Start of INFORMATION SHOWN
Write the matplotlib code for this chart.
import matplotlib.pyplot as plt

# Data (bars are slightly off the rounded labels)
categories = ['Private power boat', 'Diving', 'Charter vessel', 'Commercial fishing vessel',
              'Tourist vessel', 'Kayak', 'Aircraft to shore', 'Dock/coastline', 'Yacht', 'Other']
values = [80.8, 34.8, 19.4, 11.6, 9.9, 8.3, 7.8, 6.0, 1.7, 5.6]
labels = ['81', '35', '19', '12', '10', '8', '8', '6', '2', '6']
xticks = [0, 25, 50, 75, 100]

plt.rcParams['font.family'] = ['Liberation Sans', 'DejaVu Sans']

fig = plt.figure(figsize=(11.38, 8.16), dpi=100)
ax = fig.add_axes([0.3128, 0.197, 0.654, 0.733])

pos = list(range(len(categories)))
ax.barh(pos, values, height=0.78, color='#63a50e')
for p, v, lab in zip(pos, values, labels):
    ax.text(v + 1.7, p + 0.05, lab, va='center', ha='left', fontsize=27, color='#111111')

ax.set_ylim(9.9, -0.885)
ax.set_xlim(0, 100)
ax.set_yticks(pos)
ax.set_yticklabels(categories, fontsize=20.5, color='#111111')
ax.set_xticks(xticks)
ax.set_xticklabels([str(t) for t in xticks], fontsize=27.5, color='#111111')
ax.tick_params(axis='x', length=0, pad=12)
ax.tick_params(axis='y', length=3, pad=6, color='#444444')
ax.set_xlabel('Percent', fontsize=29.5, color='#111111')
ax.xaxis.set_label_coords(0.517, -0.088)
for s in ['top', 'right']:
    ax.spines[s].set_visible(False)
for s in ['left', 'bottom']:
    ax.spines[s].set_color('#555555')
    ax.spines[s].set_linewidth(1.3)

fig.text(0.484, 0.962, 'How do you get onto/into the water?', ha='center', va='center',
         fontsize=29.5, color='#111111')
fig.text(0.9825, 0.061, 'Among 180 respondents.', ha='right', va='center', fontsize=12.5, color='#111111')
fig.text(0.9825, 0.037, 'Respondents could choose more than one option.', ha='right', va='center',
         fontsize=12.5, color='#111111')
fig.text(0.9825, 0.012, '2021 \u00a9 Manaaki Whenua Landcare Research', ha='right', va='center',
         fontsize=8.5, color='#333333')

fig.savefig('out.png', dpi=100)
End of INFORMATION SHOWN
### CHALLENGE:
Please print exactly what appears from the first line of the data through the line with "xticks = [0, 25, 50, 75, 100]", including both of those lines and nothing past them.

### TASK SOLUTION:
Write the matplotlib code for this chart.
import matplotlib.pyplot as plt

# Data (bars are slightly off the rounded labels)
categories = ['Private power boat', 'Diving', 'Charter vessel', 'Commercial fishing vessel',
              'Tourist vessel', 'Kayak', 'Aircraft to shore', 'Dock/coastline', 'Yacht', 'Other']
values = [80.8, 34.8, 19.4, 11.6, 9.9, 8.3, 7.8, 6.0, 1.7, 5.6]
labels = ['81', '35', '19', '12', '10', '8', '8', '6', '2', '6']
xticks = [0, 25, 50, 75, 100]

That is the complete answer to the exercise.